22 декабря 1831-го Вяземский наконец уехал из Москвы в Петербург. Поселился он вновь у Карамзиных; финансовое начальство, Канкрин и Бибиков, приняло его ласково. Новый год Вяземский встретил с Блудовым и Жуковским, в тот же день представлялся в числе других камергеров императрице. Там встретил немало знакомцев еще по варшавской службе во главе с Новосильцевым («Весь этот народ похож на червей, выползших из могилы»). Начал мало-помалу заново обустраивать свой столичный быт — нанял за четыреста рублей карету на месяц, стал посещать вечера и собрания… 28 января на балу в Зимнем дворце вальсировал с императрицей. Тогда же Николай I прилюдно похвалил князя за служебные успехи: «Если бы во всей России дела шли так, как в департаменте внешней торговли, было бы хорошо»…
В десятых числах января до столицы добрался наконец первый номер «Европейца». Вяземскому не понравилось плохое качество бумаги и печати, но заглавную статью Киреевского «Девятнадцатый век», опубликованные в номере стихи он прочел с удовольствием. А уже 6 февраля 1832 года написал жене: «По секрету. Пошли за Киреевским и скажи ему, что на его Европейца собирается гроза… Я уверен, что это Булгарина — Полевого штука». Тревога, к несчастью, оказалась неложной: 22 февраля канцелярия Московского цензурного комитета официально известила издателя о том, что по высочайшему повелению журнал его запрещен.,. Сказать, что это был шок для всех — значит, ничего не сказать. Русские журналисты знали, что балансируют на лезвиях цензорских ножниц. Полевой с «Московским телеграфом», Николай Надеждин с «Телескопом» давно привыкли жить под дамокловым мечом. Но чтобы вот так — разрешили и тут же необъяснимо жестко запретили, — такого даже журнальные старожилы не могли припомнить.
Как и предполагал Вяземский, «Европеец» пал жертвой доноса. «Журнал Европеец издается с целию распространения духа свободомыслия, — писал бдительный автор. — В 1-ой статье «XIX-ой век» указывается, к чему должны стремиться люди. На странице 10-й разрешается, что из двух разрушительных начал должно родиться успокаивающее правило, и правило сие ясно обнаружено. Автор называет его искусно отысканною срединою, то есть конституцией), срединою между демократиею и монархиею неограниченной… В статье «Обозрение русской литературы» на стр. 103 и 104 автор весьма коварно насмехается над нашим правительством, которого прозорливость избавляет нас от занятий политикою… Чего хочет автор статьи — ясно! В конце он возбуждает ненависть противу рожденных в России иноземцев в самых гнусных выражениях». Император «изволил обратить особое свое внимание» на донос, и участь журнала была решена…
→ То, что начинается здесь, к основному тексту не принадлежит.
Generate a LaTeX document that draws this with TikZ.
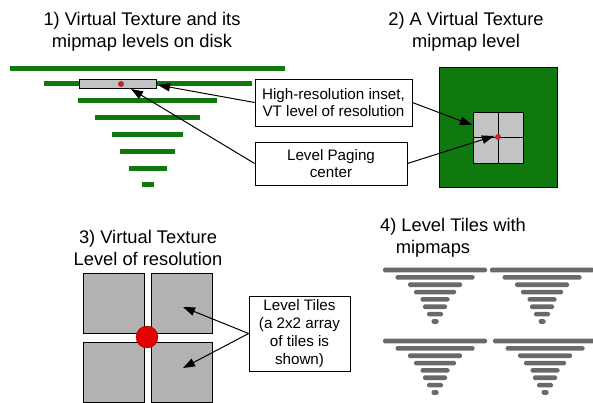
\documentclass[tikz,border=0pt]{standalone}
\usepackage{fontspec}
\setmainfont{Liberation Sans}
\usetikzlibrary{arrows.meta}

\definecolor{vtgreen}{RGB}{15,120,15}
\definecolor{tilegray}{RGB}{178,178,178}
\definecolor{insetgray}{RGB}{195,195,195}
\definecolor{mipgray}{RGB}{105,105,105}
\definecolor{dotred}{RGB}{190,40,40}

\tikzset{
  title/.style={align=center,font=\fontsize{18.3}{22}\selectfont},
  callout/.style={draw,line width=0.8pt,align=center,inner sep=2pt,
    font=\fontsize{15.2}{17.8}\selectfont},
  pointer/.style={line width=1pt,-{Triangle[length=12pt,width=8.5pt]}},
  pagedot/.style={circle,fill=dotred,inner sep=0pt,minimum size=6pt}
}

\begin{document}
\begin{tikzpicture}[x=1pt,y=-1pt]
\useasboundingbox (0,0) rectangle (593,402);

% titles
\node[title] (t1) at (142,32) {1) Virtual Texture and its\\mipmap levels on disk};
\node[title] (t2) at (466,32) {2) A Virtual Texture\\mipmap level};
\node[title] (t3) at (148,248) {3) Virtual Texture\\Level of resolution};
\node[title] (t4) at (453,238) {4) Level Tiles with\\mipmaps\hspace*{40pt}};

% mipmap chain on disk
\foreach \w/\y in {137.5/68,104/83,69.5/100,52.5/117,35.5/134,27.5/151,19/168,6/184}
  \fill[vtgreen] (147.5-\w,\y-2.5) rectangle (147.5+\w,\y+2.5);
\draw[fill=insetgray,line width=0.8pt] (79,79) rectangle (156,88);
\node[pagedot] (dot1) at (121,84) {};

% one mipmap level
\draw[fill=vtgreen,line width=0.8pt] (439,67) rectangle (557,187);
\draw[fill=insetgray,line width=0.8pt] (473,112) rectangle (523,163);
\draw[line width=0.8pt] (498,112) -- (498,163);
\draw[line width=0.8pt] (473,137) -- (523,137);
\node[pagedot] (dot2) at (498,137) {};

% callouts
\node[callout,minimum width=157pt,minimum height=47pt] (hires) at (333.5,102.5)
  {High-resolution inset,\\VT level of resolution};
\node[callout,minimum width=152pt,minimum height=43pt] (paging) at (331,163.5)
  {Level Paging\\center};

\coordinate (insetend) at (158,85);
\coordinate (dot1tip) at (131,89);
\coordinate (levelinset) at (472,125);
\coordinate (dot2tip) at (494,136);
\draw[pointer] (hires.west) -- (insetend);
\draw[pointer] (hires.east) -- (levelinset);
\draw[pointer] (paging.west) -- (dot1tip);
\draw[pointer] (paging.east) -- (dot2tip);

% level of resolution, 2x2 tiles
\foreach \x/\y in {83/273,151/273,83/342,151/342}
  \draw[fill=tilegray,line width=0.8pt] (\x,\y) rectangle ++(61,60);
\node[circle,fill=red!90!black,draw=red!60!black,inner sep=0pt,minimum size=22pt] (centre) at (147,337) {};

\node[callout,minimum width=101pt,minimum height=75pt] (tiles) at (299.5,333.5)
  {Level Tiles\\(a 2x2 array\\of tiles is\\shown)};
\coordinate (toptile) at (183,307);
\coordinate (bottile) at (183,368);
\draw[pointer] (tiles.west) -- (toptile);
\draw[pointer] (tiles.west) -- (bottile);

% tiles with their own mipmaps
\foreach \cx/\cy in {435/270,542/270,435/341,545/341}
  \foreach \w [count=\i from 0] in {52,39.5,27,21,14.5,12,8,3.5}
    \fill[mipgray,rounded corners=1.5pt] (\cx-\w,\cy+\i*7.35-2.3) rectangle (\cx+\w,\cy+\i*7.35+2.3);

\end{tikzpicture}
\end{document}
Поражены и оскорблены были не только реальные и возможные сотрудники «Европейца» — все честные русские писатели. Гибель журнала означала только одно: делать что-либо так, как велит совесть, в России невозможно. «Я вместе с тобой лишился сильного побуждения к трудам слбвесным, — писал Баратынский Киреевскому. — Запрещение твоего журнала просто наводит на меня хандру и, судя по письму твоему, и на тебя навело меланхолию. Что делать! Будем мыслить в молчании и оставим литературное поприще Полевым и Булгариным… Заключимся в своем кругу, как первые братия христиане, обладатели света, гонимого в свое время, а ныне торжествующего. Будем писать, не печатая». К тому, чтобы «писать, не печатая», литераторы в России уже понемногу привыкали, но все же падение Киреевского было слишком внезапным, слишком жутким, почти инфернальным — и потому казалось, что можно еще что-то исправить, логически объяснить запретившим, что нет никаких намеков в якобы опасных статьях, что автор их — скромный, образованный, умный молодой человек примерного поведения… Попытки хоть как-то помочь Киреевскому в беде сделали только два человека — Жуковский и Вяземский.